_Record set_
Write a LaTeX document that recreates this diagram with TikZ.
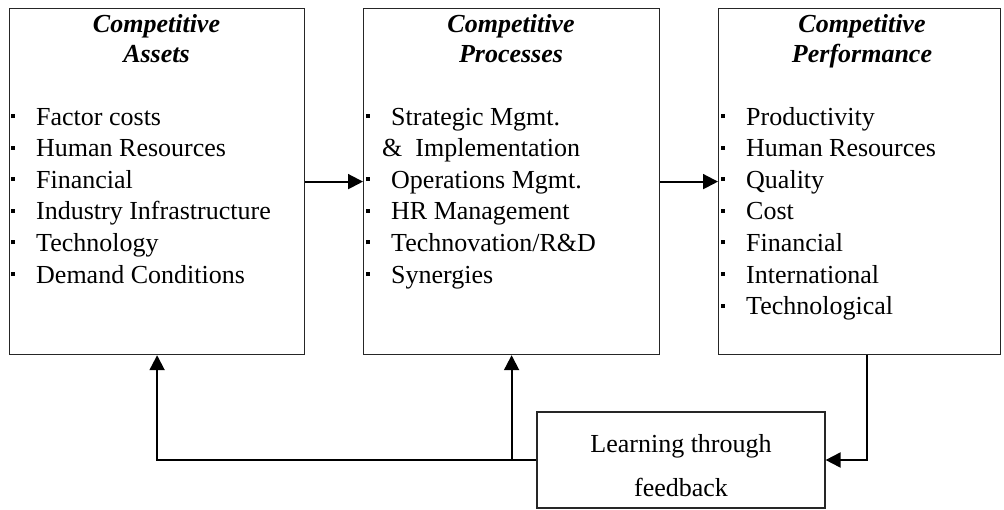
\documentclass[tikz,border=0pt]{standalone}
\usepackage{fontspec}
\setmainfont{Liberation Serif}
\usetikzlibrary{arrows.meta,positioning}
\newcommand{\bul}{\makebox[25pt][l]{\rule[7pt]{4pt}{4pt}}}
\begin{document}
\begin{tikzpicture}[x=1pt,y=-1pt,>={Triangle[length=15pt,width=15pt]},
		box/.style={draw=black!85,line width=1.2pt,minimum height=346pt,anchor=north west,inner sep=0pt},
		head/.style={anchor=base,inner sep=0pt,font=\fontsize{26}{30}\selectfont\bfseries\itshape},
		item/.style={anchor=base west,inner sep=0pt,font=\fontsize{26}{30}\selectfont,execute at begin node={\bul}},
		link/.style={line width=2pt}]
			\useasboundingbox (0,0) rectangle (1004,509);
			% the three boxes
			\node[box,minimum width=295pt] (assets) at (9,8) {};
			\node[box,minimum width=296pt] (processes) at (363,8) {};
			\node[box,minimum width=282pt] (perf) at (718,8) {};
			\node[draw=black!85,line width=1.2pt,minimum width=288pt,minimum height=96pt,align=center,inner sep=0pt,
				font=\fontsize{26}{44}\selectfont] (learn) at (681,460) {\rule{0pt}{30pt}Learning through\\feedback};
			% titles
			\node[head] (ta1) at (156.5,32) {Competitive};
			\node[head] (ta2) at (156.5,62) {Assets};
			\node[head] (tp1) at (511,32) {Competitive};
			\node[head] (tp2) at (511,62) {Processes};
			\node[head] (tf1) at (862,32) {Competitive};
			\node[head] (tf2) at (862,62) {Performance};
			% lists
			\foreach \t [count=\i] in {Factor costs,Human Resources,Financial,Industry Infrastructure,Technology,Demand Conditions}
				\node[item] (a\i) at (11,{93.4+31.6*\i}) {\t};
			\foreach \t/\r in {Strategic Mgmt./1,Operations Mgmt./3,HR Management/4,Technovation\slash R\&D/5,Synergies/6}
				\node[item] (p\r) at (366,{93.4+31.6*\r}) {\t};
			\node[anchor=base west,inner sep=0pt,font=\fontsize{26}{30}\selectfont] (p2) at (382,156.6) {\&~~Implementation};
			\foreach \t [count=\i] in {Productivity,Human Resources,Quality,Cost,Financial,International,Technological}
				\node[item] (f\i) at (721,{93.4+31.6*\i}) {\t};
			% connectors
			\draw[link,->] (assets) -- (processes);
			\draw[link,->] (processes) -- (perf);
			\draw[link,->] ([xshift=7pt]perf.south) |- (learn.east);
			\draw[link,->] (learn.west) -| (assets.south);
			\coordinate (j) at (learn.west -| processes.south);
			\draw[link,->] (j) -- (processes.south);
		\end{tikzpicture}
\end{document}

...

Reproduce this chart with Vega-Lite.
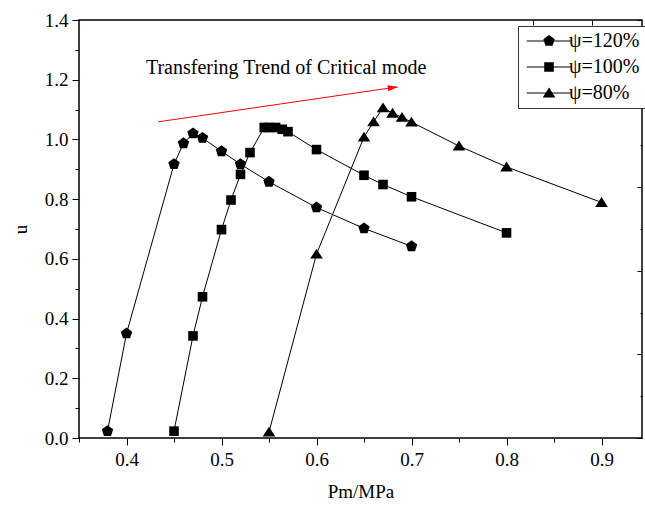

==

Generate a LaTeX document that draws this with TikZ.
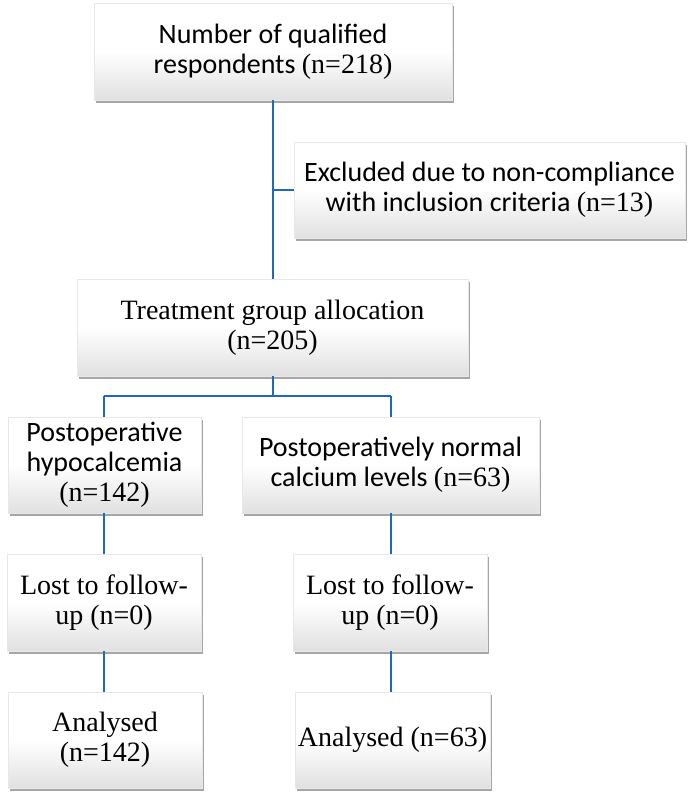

_Problem statement_
Report only the count of lines that include the string "LaTeX".

_Full answer_
2